As difficult as it was for most Pittsburgh fans—hell, most football fans—to envision barely six months ago, Stewart is the toast of Steel-town. He's the unquestioned leader of the AFC's best team, which closed out its regular season on Sunday with a 28-7 victory over the Cleveland Browns at snowy Heinz Field. Early in the third quarter, as Stewart jogged to the sideline after being pulled from the meaningless game, 59,189 fans gave him a warm ovation that saluted both his trying four-year journey back into their good graces and the promise of the immediate future. In the coming weeks Stewart has a chance to become this year's Trent Dilfer and answer his critics on the grandest of American stages. If Stewart, 29, can lead Pittsburgh (13-3) to its first Super Bowl in six seasons, not to mention its fifth NFL championship, his legend may swell to Bradshawesque proportions.

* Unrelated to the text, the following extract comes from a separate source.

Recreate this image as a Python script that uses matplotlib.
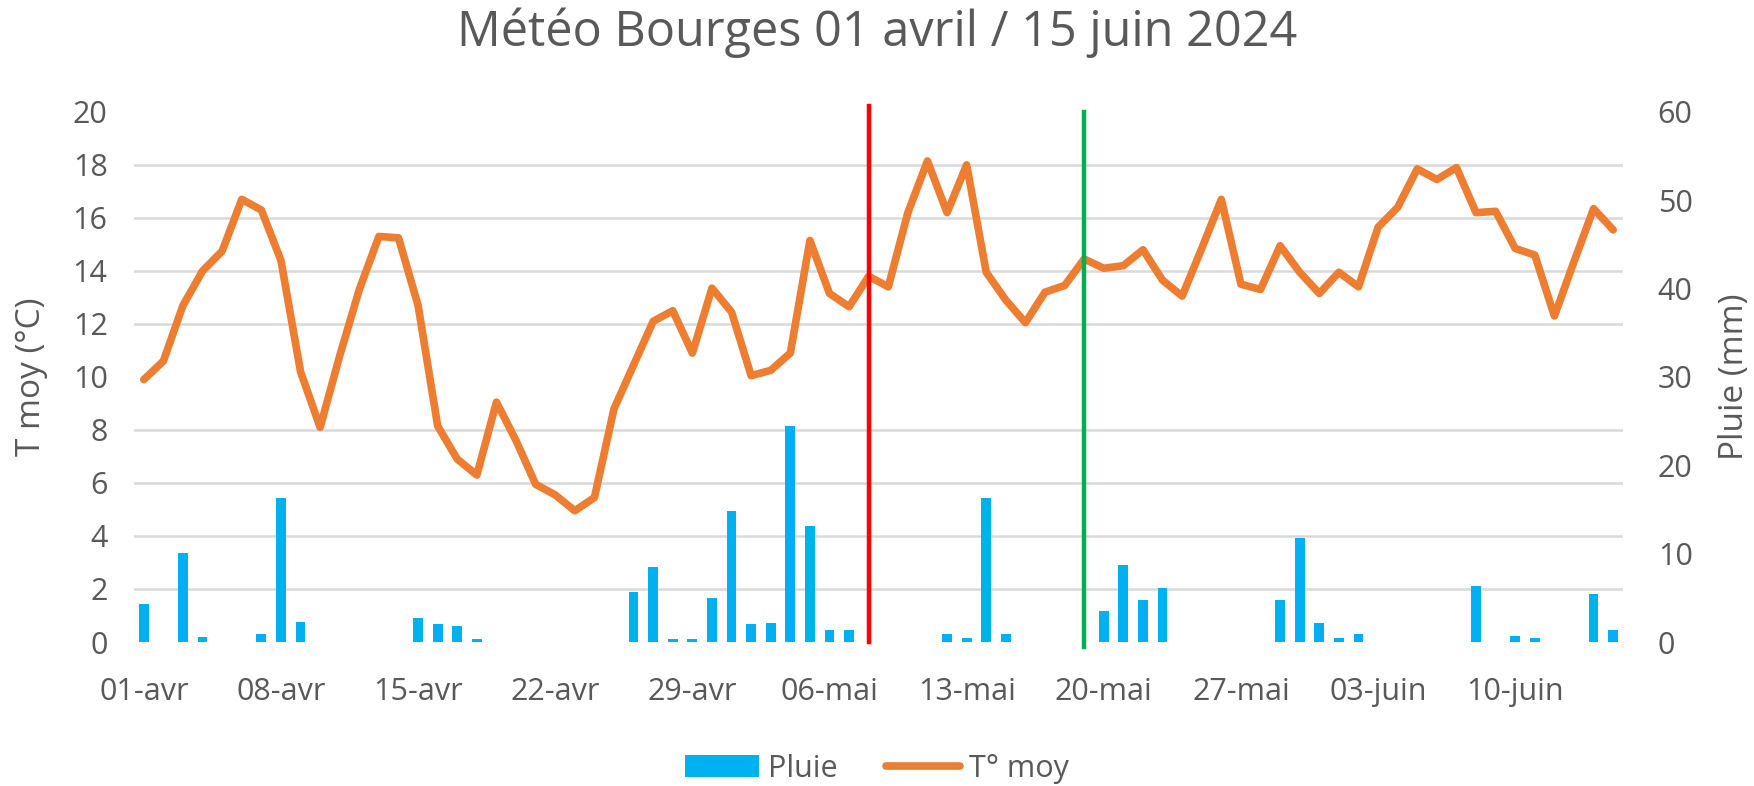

He has already won over Steelers coach Bill Cowher, who said after Sunday's game, "No one can exemplify this team's unselfish attitude more than Kordell Stewart. I'm sure he'll never forget some of the things he's had to go through, and I wouldn't wish them upon anyone, but he's buried the hatchet and handled himself like the consummate pro. It wasn't easy, but he has won back this city and this team."
It would be convenient to portray Cowher, one of football's best coaches, and Stewart, one of the NFL's most exciting performers, as ideally matched partners. It would also be inaccurate. Consider that 10 months ago Stewart was holed up in his off-season home near Atlanta, refusing to return Cowher's calls. When he finally phoned back, the two men seared the lines, engaging in what each describes as an emotional three-hour conversation.
Stewart did most of the talking. He began by giving Cowher a detailed recounting of all the adversity he had faced since leading the Steelers to the 1997 AFC Championship Game in his first season as a starting quarterback. Stewart's dirty-laundry list included two failed relationships with offensive coordinators; a switch to wide receiver late in 1998; his loss of the starting quarterback's job to Kent Graham in a preseason competition the next year; rumors about his sexual preference; and a stream of abuse from Steelers fans, one of whom doused him with beer following a game.
After he vented his frustrations, Stewart, who had gone 19-19 as a starting quarterback over the previous three seasons, made demands. "If I throw an interception," he recalls telling Cowher, "I'm riot going to the bench. If I throw an incompletion, I'm not going to have you screaming at me. Let the outside forces run their mouths, but inside here, do what's right and let me be the quarterback of this football team. Let me play the way I know how to play, and we'll win games."
The Steelers won the AFC in 1995, the season that Cowher turned Stewart, Pittsburgh's second-round pick from Colorado, into the triple-threat rookie sensation known as Slash. Two years later, when Stewart became a full-time quarterback and nearly took the Steelers to the Super Bowl, he appeared to be the next in line, after John Elway and Steve Young, as an athletic wonder who evolved into a champion passer. Then it all came crashing down. Offensive coordinator Chan Gailey left to become coach of the Dallas Cowboys, and Stewart didn't hit it off with Gailey's replacement, Ray Sherman. After '98 Cowher replaced Sherman with the demanding and volatile Kevin Gilbride, who over the next two years tried to mold Stewart into a disciplined pocket passer. It was the worst pairing since Dan Rather and Connie Chung. "Kordell is a guy you need to talk to, not scream at," says his father, Robert. "I'm 60 years old, and I've never yelled or cussed at my son."
"I was miserable the whole time," Kordell says. He accuses Gilbride of many slights, most of which Gilbride denies.
"Did I push him? Of course," says Gilbride, who has been out of football since being fired by Cowher after last season, "but he's the first quarterback I've ever had who resented it. I'm very proud of the progress he made under my tutelage, and the foundation that was laid has certainly helped him do what he's doing this year."
Stewart has no patience with those who portray him as a man magically transformed by hardship. "I've learned and matured along the way," he says, "but I didn't turn into a good player overnight."